**Direction**
Skip the pictures. Reproduce all other material exactly.

(Items from a dataset)

┌──

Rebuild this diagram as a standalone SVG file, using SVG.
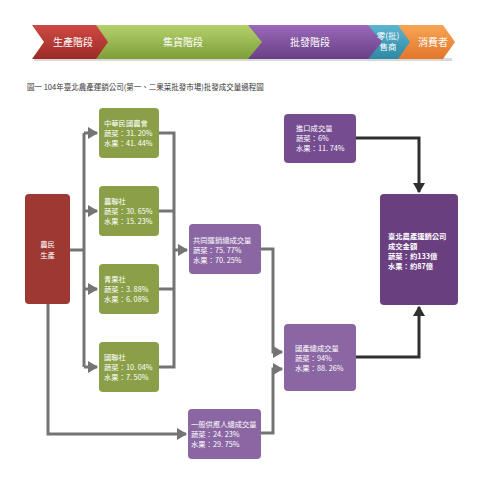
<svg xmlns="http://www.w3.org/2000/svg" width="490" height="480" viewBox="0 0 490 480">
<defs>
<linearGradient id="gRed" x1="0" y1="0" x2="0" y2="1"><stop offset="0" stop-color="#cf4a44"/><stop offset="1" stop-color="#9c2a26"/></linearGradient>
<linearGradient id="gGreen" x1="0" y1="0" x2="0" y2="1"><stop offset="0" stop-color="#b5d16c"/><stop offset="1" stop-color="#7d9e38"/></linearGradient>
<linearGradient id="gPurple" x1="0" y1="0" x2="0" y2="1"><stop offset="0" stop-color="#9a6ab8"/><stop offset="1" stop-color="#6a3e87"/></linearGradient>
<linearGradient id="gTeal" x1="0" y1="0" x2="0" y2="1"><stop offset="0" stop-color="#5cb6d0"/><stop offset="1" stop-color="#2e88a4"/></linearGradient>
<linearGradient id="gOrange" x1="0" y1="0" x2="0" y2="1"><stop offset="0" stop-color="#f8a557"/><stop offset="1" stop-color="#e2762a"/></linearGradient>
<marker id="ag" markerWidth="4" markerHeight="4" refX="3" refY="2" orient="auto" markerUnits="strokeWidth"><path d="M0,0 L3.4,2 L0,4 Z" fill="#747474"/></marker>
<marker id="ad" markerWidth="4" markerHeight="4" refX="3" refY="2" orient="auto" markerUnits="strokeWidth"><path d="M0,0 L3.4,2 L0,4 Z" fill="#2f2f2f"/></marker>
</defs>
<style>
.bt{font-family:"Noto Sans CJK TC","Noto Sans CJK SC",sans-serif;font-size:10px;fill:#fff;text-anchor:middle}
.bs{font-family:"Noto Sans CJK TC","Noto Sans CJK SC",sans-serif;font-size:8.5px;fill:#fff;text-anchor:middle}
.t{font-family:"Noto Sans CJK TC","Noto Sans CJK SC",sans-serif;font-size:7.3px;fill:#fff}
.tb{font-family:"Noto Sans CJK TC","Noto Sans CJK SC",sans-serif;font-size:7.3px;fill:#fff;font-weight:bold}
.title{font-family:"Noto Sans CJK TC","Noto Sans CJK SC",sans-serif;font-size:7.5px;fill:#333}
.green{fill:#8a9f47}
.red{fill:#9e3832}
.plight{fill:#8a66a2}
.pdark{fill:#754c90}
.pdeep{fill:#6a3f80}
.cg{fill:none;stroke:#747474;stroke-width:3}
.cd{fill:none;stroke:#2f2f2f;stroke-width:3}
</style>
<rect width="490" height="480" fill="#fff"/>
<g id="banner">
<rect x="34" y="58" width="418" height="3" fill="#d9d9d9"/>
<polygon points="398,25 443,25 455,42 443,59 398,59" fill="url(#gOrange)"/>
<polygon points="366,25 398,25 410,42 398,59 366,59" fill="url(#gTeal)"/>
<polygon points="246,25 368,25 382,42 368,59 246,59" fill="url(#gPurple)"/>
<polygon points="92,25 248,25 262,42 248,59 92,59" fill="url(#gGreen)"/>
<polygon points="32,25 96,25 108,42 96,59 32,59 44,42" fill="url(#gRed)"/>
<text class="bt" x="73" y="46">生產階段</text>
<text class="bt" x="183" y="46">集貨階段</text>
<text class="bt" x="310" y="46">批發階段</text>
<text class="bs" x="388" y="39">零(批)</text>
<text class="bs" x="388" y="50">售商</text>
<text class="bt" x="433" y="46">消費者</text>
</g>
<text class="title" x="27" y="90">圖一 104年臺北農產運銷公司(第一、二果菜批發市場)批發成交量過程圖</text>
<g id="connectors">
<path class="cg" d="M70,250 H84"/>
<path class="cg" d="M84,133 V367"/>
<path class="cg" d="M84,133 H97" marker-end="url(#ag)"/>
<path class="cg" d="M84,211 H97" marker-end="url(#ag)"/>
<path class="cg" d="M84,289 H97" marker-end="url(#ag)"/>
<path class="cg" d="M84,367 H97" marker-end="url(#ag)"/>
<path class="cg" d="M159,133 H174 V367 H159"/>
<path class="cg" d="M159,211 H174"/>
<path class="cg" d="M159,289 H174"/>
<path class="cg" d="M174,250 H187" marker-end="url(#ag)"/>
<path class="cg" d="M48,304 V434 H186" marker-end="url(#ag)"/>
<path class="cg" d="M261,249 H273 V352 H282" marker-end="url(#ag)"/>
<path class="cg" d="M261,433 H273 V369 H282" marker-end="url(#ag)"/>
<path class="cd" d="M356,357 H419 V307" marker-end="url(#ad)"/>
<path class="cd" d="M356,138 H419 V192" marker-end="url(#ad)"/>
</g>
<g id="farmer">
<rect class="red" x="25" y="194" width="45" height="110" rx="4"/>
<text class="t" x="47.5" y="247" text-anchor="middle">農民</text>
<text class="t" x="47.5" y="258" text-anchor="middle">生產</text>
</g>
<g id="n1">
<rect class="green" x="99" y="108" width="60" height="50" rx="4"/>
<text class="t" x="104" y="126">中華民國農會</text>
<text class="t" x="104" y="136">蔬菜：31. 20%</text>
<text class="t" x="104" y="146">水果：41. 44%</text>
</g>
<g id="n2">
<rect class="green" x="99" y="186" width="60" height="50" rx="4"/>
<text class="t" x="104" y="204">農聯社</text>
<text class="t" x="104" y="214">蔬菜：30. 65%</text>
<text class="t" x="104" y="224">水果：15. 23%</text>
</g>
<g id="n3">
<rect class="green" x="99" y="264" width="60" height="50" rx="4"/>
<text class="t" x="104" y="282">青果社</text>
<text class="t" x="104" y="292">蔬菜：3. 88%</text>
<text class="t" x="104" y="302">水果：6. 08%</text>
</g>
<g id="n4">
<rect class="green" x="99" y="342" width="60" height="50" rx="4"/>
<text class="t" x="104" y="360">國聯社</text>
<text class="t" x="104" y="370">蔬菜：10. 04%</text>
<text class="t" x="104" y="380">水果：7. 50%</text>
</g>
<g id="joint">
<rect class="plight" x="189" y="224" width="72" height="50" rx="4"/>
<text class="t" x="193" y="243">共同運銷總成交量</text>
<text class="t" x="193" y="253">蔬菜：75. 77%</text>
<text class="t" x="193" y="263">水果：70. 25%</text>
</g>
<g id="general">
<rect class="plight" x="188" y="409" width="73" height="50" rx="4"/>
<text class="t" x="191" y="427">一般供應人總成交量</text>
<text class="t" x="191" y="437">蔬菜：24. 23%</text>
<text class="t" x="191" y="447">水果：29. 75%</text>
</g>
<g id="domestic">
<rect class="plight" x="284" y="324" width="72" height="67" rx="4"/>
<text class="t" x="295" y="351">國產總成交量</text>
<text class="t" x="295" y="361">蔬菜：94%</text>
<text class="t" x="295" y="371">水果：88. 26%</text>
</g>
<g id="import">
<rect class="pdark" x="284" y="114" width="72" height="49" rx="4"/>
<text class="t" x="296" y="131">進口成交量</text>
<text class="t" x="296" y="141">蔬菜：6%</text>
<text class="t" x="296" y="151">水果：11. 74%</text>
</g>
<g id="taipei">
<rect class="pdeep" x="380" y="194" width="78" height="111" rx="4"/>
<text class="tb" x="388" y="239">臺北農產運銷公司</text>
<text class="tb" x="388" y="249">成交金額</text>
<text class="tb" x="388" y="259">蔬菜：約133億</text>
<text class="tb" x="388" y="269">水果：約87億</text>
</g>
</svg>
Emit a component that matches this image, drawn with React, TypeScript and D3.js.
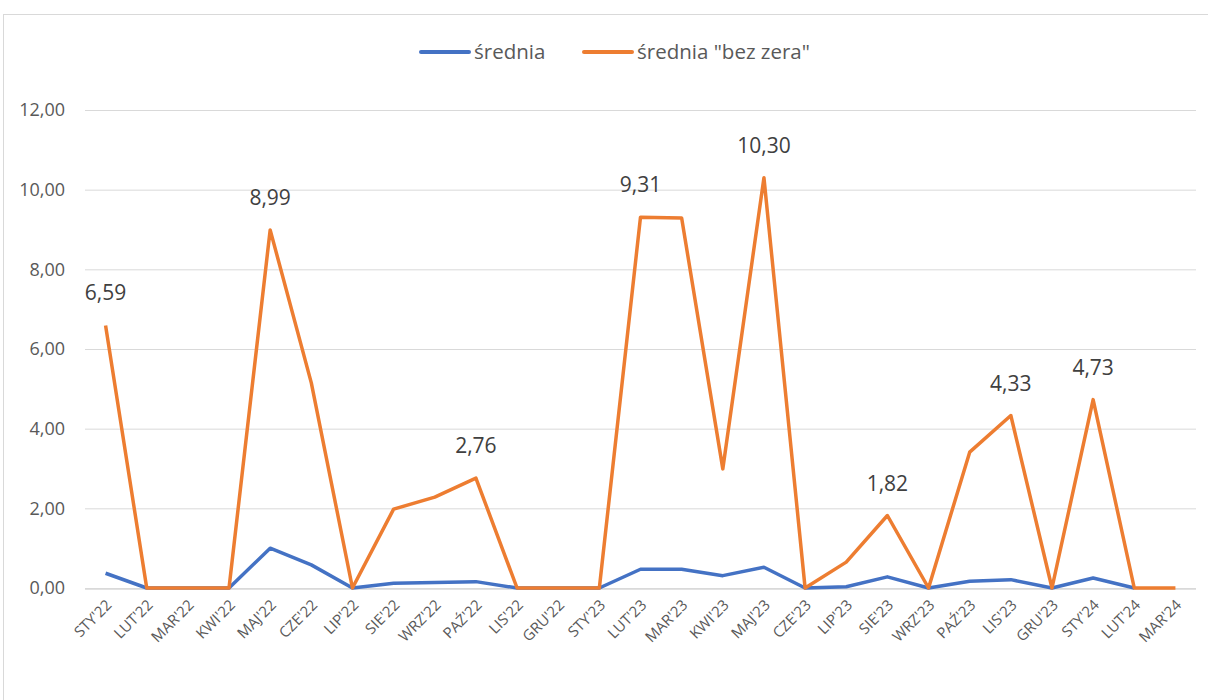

└──

**Answer for the task**
Rebuild this diagram as a standalone SVG file, using SVG.
<svg xmlns="http://www.w3.org/2000/svg" width="490" height="480" viewBox="0 0 490 480">
<defs>
<linearGradient id="gRed" x1="0" y1="0" x2="0" y2="1"><stop offset="0" stop-color="#cf4a44"/><stop offset="1" stop-color="#9c2a26"/></linearGradient>
<linearGradient id="gGreen" x1="0" y1="0" x2="0" y2="1"><stop offset="0" stop-color="#b5d16c"/><stop offset="1" stop-color="#7d9e38"/></linearGradient>
<linearGradient id="gPurple" x1="0" y1="0" x2="0" y2="1"><stop offset="0" stop-color="#9a6ab8"/><stop offset="1" stop-color="#6a3e87"/></linearGradient>
<linearGradient id="gTeal" x1="0" y1="0" x2="0" y2="1"><stop offset="0" stop-color="#5cb6d0"/><stop offset="1" stop-color="#2e88a4"/></linearGradient>
<linearGradient id="gOrange" x1="0" y1="0" x2="0" y2="1"><stop offset="0" stop-color="#f8a557"/><stop offset="1" stop-color="#e2762a"/></linearGradient>
<marker id="ag" markerWidth="4" markerHeight="4" refX="3" refY="2" orient="auto" markerUnits="strokeWidth"><path d="M0,0 L3.4,2 L0,4 Z" fill="#747474"/></marker>
<marker id="ad" markerWidth="4" markerHeight="4" refX="3" refY="2" orient="auto" markerUnits="strokeWidth"><path d="M0,0 L3.4,2 L0,4 Z" fill="#2f2f2f"/></marker>
</defs>
<style>
.bt{font-family:"Noto Sans CJK TC","Noto Sans CJK SC",sans-serif;font-size:10px;fill:#fff;text-anchor:middle}
.bs{font-family:"Noto Sans CJK TC","Noto Sans CJK SC",sans-serif;font-size:8.5px;fill:#fff;text-anchor:middle}
.t{font-family:"Noto Sans CJK TC","Noto Sans CJK SC",sans-serif;font-size:7.3px;fill:#fff}
.tb{font-family:"Noto Sans CJK TC","Noto Sans CJK SC",sans-serif;font-size:7.3px;fill:#fff;font-weight:bold}
.title{font-family:"Noto Sans CJK TC","Noto Sans CJK SC",sans-serif;font-size:7.5px;fill:#333}
.green{fill:#8a9f47}
.red{fill:#9e3832}
.plight{fill:#8a66a2}
.pdark{fill:#754c90}
.pdeep{fill:#6a3f80}
.cg{fill:none;stroke:#747474;stroke-width:3}
.cd{fill:none;stroke:#2f2f2f;stroke-width:3}
</style>
<rect width="490" height="480" fill="#fff"/>
<g id="banner">
<rect x="34" y="58" width="418" height="3" fill="#d9d9d9"/>
<polygon points="398,25 443,25 455,42 443,59 398,59" fill="url(#gOrange)"/>
<polygon points="366,25 398,25 410,42 398,59 366,59" fill="url(#gTeal)"/>
<polygon points="246,25 368,25 382,42 368,59 246,59" fill="url(#gPurple)"/>
<polygon points="92,25 248,25 262,42 248,59 92,59" fill="url(#gGreen)"/>
<polygon points="32,25 96,25 108,42 96,59 32,59 44,42" fill="url(#gRed)"/>
<text class="bt" x="73" y="46">生產階段</text>
<text class="bt" x="183" y="46">集貨階段</text>
<text class="bt" x="310" y="46">批發階段</text>
<text class="bs" x="388" y="39">零(批)</text>
<text class="bs" x="388" y="50">售商</text>
<text class="bt" x="433" y="46">消費者</text>
</g>
<text class="title" x="27" y="90">圖一 104年臺北農產運銷公司(第一、二果菜批發市場)批發成交量過程圖</text>
<g id="connectors">
<path class="cg" d="M70,250 H84"/>
<path class="cg" d="M84,133 V367"/>
<path class="cg" d="M84,133 H97" marker-end="url(#ag)"/>
<path class="cg" d="M84,211 H97" marker-end="url(#ag)"/>
<path class="cg" d="M84,289 H97" marker-end="url(#ag)"/>
<path class="cg" d="M84,367 H97" marker-end="url(#ag)"/>
<path class="cg" d="M159,133 H174 V367 H159"/>
<path class="cg" d="M159,211 H174"/>
<path class="cg" d="M159,289 H174"/>
<path class="cg" d="M174,250 H187" marker-end="url(#ag)"/>
<path class="cg" d="M48,304 V434 H186" marker-end="url(#ag)"/>
<path class="cg" d="M261,249 H273 V352 H282" marker-end="url(#ag)"/>
<path class="cg" d="M261,433 H273 V369 H282" marker-end="url(#ag)"/>
<path class="cd" d="M356,357 H419 V307" marker-end="url(#ad)"/>
<path class="cd" d="M356,138 H419 V192" marker-end="url(#ad)"/>
</g>
<g id="farmer">
<rect class="red" x="25" y="194" width="45" height="110" rx="4"/>
<text class="t" x="47.5" y="247" text-anchor="middle">農民</text>
<text class="t" x="47.5" y="258" text-anchor="middle">生產</text>
</g>
<g id="n1">
<rect class="green" x="99" y="108" width="60" height="50" rx="4"/>
<text class="t" x="104" y="126">中華民國農會</text>
<text class="t" x="104" y="136">蔬菜：31. 20%</text>
<text class="t" x="104" y="146">水果：41. 44%</text>
</g>
<g id="n2">
<rect class="green" x="99" y="186" width="60" height="50" rx="4"/>
<text class="t" x="104" y="204">農聯社</text>
<text class="t" x="104" y="214">蔬菜：30. 65%</text>
<text class="t" x="104" y="224">水果：15. 23%</text>
</g>
<g id="n3">
<rect class="green" x="99" y="264" width="60" height="50" rx="4"/>
<text class="t" x="104" y="282">青果社</text>
<text class="t" x="104" y="292">蔬菜：3. 88%</text>
<text class="t" x="104" y="302">水果：6. 08%</text>
</g>
<g id="n4">
<rect class="green" x="99" y="342" width="60" height="50" rx="4"/>
<text class="t" x="104" y="360">國聯社</text>
<text class="t" x="104" y="370">蔬菜：10. 04%</text>
<text class="t" x="104" y="380">水果：7. 50%</text>
</g>
<g id="joint">
<rect class="plight" x="189" y="224" width="72" height="50" rx="4"/>
<text class="t" x="193" y="243">共同運銷總成交量</text>
<text class="t" x="193" y="253">蔬菜：75. 77%</text>
<text class="t" x="193" y="263">水果：70. 25%</text>
</g>
<g id="general">
<rect class="plight" x="188" y="409" width="73" height="50" rx="4"/>
<text class="t" x="191" y="427">一般供應人總成交量</text>
<text class="t" x="191" y="437">蔬菜：24. 23%</text>
<text class="t" x="191" y="447">水果：29. 75%</text>
</g>
<g id="domestic">
<rect class="plight" x="284" y="324" width="72" height="67" rx="4"/>
<text class="t" x="295" y="351">國產總成交量</text>
<text class="t" x="295" y="361">蔬菜：94%</text>
<text class="t" x="295" y="371">水果：88. 26%</text>
</g>
<g id="import">
<rect class="pdark" x="284" y="114" width="72" height="49" rx="4"/>
<text class="t" x="296" y="131">進口成交量</text>
<text class="t" x="296" y="141">蔬菜：6%</text>
<text class="t" x="296" y="151">水果：11. 74%</text>
</g>
<g id="taipei">
<rect class="pdeep" x="380" y="194" width="78" height="111" rx="4"/>
<text class="tb" x="388" y="239">臺北農產運銷公司</text>
<text class="tb" x="388" y="249">成交金額</text>
<text class="tb" x="388" y="259">蔬菜：約133億</text>
<text class="tb" x="388" y="269">水果：約87億</text>
</g>
</svg>
Emit a component that matches this image, drawn with React, TypeScript and D3.js.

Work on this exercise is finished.